PS: I'm a complete amateur in linear algebra.
 A: Yes, you are technically correct that bivectors are also vectors in the sense that they live in a vector space. The issue here is that there is a conflicting use of terminology: in some contexts (particularly differential geometry and in physics), the term "vector" only refers to members of a particular type of vector space, while "bivector" then denotes something different, related to the first fixed vector space.
For example, in these contexts, "vector" might specifically refer to an element of $\mathbb R^n$, i.e. an $n$-dimensional Euclidean vector, while then bivector refers to a linear combination of terms of the form $e_i\wedge e_j$ where $e_i$ are basis vectors for $\mathbb R^n$ and $\wedge$ denotes the exterior product.

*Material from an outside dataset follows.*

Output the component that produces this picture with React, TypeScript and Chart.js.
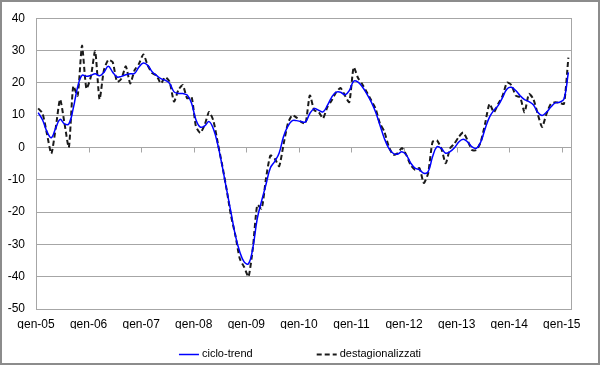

An analogy: the term "scalar" is typically used when we already have a vector space $V$ fixed over a particular field $K$, where elements of this base field $K$ are then called scalars. This is a relative notion to the vector space $V$. So, for example, it is true that $\mathbb R$ is a vector space over itself, so elements of $\mathbb R$ can be called vectors too --- but in some contexts, such as in physics, you normally think of real numbers as scalars. Similar is true for "bivector", this is also used when the first vector space $V$ is already fixed in mind.